• EXERCISE BRIEF
From the first line of the data down to and including the line with "from matplotlib.ticker import", copy everything exactly, leaving out pictures.
_ _ _
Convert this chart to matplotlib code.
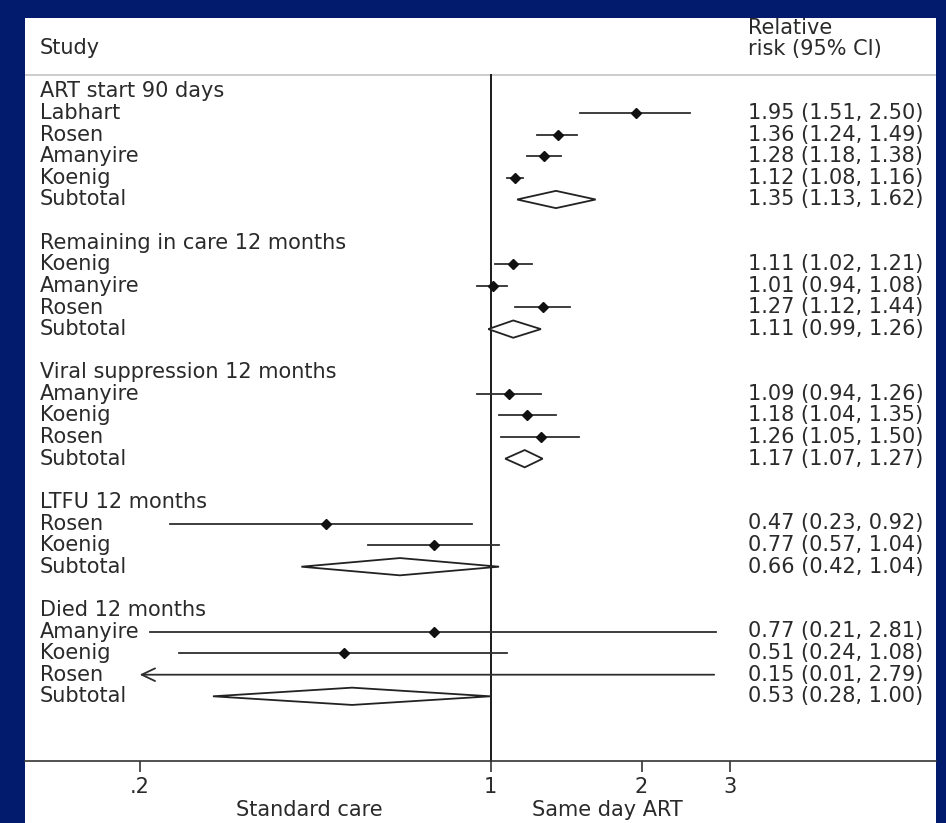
import matplotlib
matplotlib.use('Agg')
import matplotlib.pyplot as plt
from matplotlib import transforms
from matplotlib.patches import Polygon, Rectangle
from matplotlib.ticker import FixedLocator, NullLocator

# groups (outcomes) and studies
group_names = ['ART start 90 days', 'Remaining in care 12 months',
               'Viral suppression 12 months', 'LTFU 12 months', 'Died 12 months']

study_names = ['Labhart', 'Rosen', 'Amanyire', 'Koenig',
               'Koenig', 'Amanyire', 'Rosen',
               'Amanyire', 'Koenig', 'Rosen',
               'Rosen', 'Koenig',
               'Amanyire', 'Koenig', 'Rosen']
study_group = [0, 0, 0, 0, 1, 1, 1, 2, 2, 2, 3, 3, 4, 4, 4]
rr = [1.95, 1.36, 1.28, 1.12, 1.11, 1.01, 1.27, 1.09, 1.18, 1.26, 0.47, 0.77, 0.77, 0.51, 0.15]
lo = [1.51, 1.24, 1.18, 1.08, 1.02, 0.94, 1.12, 0.94, 1.04, 1.05, 0.23, 0.57, 0.21, 0.24, 0.01]
hi = [2.50, 1.49, 1.38, 1.16, 1.21, 1.08, 1.44, 1.26, 1.35, 1.50, 0.92, 1.04, 2.81, 1.08, 2.79]

# subtotal (pooled) per group
sub_rr = [1.35, 1.11, 1.17, 0.66, 0.53]
sub_lo = [1.13, 0.99, 1.07, 0.42, 0.28]
sub_hi = [1.62, 1.26, 1.27, 1.04, 1.00]

ticks = [0.2, 1, 2, 3]
tick_labels = ['.2', '1', '2', '3']
x_show_min = 0.2   # lower end of the plotted range, smaller CIs get an arrow

W, H = 946, 823
BG = '#021b6d'
INK = '#2a2a2a'
FS = 15
plt.rcParams['font.family'] = ['DejaVu Sans']

fig = plt.figure(figsize=(W / 100, H / 100), dpi=100, facecolor=BG)
fig.add_artist(Rectangle((25 / W, 0), (936 - 25) / W, 1 - 18 / H,
                         transform=fig.transFigure, facecolor='white',
                         edgecolor='none', zorder=-10))

# axes covers the white panel, bottom spine is the x axis
ax_bottom = 760.7
ax = fig.add_axes([25 / W, (H - ax_bottom) / H, (936 - 25) / W, (ax_bottom - 18) / H])
ax.set_facecolor('none')
ax.set_xscale('log')
x_one, decade = 490.5, 502.0
ax.set_xlim(10 ** ((25 - x_one) / decade), 10 ** ((936 - x_one) / decade))
row0, row_h = 91.5, 21.6
y_bot = (ax_bottom - row0) / row_h
ax.set_ylim(y_bot, (18 - row0) / row_h)

for s in ['top', 'left', 'right']:
    ax.spines[s].set_visible(False)
ax.spines['bottom'].set_color('#333333')
ax.spines['bottom'].set_linewidth(1.2)
ax.set_yticks([])
ax.xaxis.set_major_locator(FixedLocator(ticks))
ax.xaxis.set_minor_locator(NullLocator())
ax.set_xticklabels(tick_labels)
ax.tick_params(axis='x', direction='out', length=8, width=1.2, color='#333333',
               labelsize=FS, labelcolor=INK, pad=4)

# header
fig.text(40 / W, 1 - 48 / H, 'Study', fontsize=FS, color=INK, va='center')
fig.text(748 / W, 1 - 28 / H, 'Relative', fontsize=FS, color=INK, va='center')
fig.text(748 / W, 1 - 49 / H, 'risk (95% CI)', fontsize=FS, color=INK, va='center')
sep_row = (75 - row0) / row_h
ax.axhline(sep_row, color='#cccccc', lw=1.4)

# line of no effect
ax.plot([1, 1], [sep_row, y_bot], color='#1a1a1a', lw=1.4, clip_on=False)

tr = transforms.blended_transform_factory(fig.transFigure, ax.transData)
lc = '#2e2e2e'

row = 0
for g, gname in enumerate(group_names):
    ax.text(40 / W, row, gname, transform=tr, fontsize=FS, color=INK, va='center')
    row += 1
    for i in range(len(study_names)):
        if study_group[i] != g:
            continue
        ax.text(40 / W, row, study_names[i], transform=tr, fontsize=FS, color=INK, va='center')
        if lo[i] < x_show_min:
            ax.annotate('', xy=(x_show_min, row), xytext=(hi[i], row),
                        arrowprops=dict(arrowstyle='->,head_length=0.8,head_width=0.38',
                                        color=lc, lw=1.3, mutation_scale=12,
                                        shrinkA=0, shrinkB=0))
        else:
            ax.plot([lo[i], hi[i]], [row, row], color=lc, lw=1.3)
        if rr[i] >= x_show_min:
            ax.plot(rr[i], row, 'D', ms=5, color='#111111')
        ax.text(748 / W, row, '%.2f (%.2f, %.2f)' % (rr[i], lo[i], hi[i]),
                transform=tr, fontsize=FS, color=INK, va='center')
        row += 1
    # subtotal diamond
    ax.text(40 / W, row, 'Subtotal', transform=tr, fontsize=FS, color=INK, va='center')
    dh = 0.4
    ax.add_patch(Polygon([(sub_lo[g], row), (sub_rr[g], row - dh), (sub_hi[g], row),
                          (sub_rr[g], row + dh)], closed=True, facecolor='white',
                         edgecolor='#222222', lw=1.3, zorder=3))
    ax.text(748 / W, row, '%.2f (%.2f, %.2f)' % (sub_rr[g], sub_lo[g], sub_hi[g]),
            transform=tr, fontsize=FS, color=INK, va='center')
    row += 2

# axis captions
fig.text(309 / W, 1 - 810 / H, 'Standard care', fontsize=FS, color=INK, ha='center', va='center')
fig.text(607 / W, 1 - 810 / H, 'Same day ART', fontsize=FS, color=INK, ha='center', va='center')

fig.savefig('out.png', dpi=100, facecolor=BG)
_ _ _
• COMPLETE OUTPUT
Convert this chart to matplotlib code.
import matplotlib
matplotlib.use('Agg')
import matplotlib.pyplot as plt
from matplotlib import transforms
from matplotlib.patches import Polygon, Rectangle
from matplotlib.ticker import FixedLocator, NullLocator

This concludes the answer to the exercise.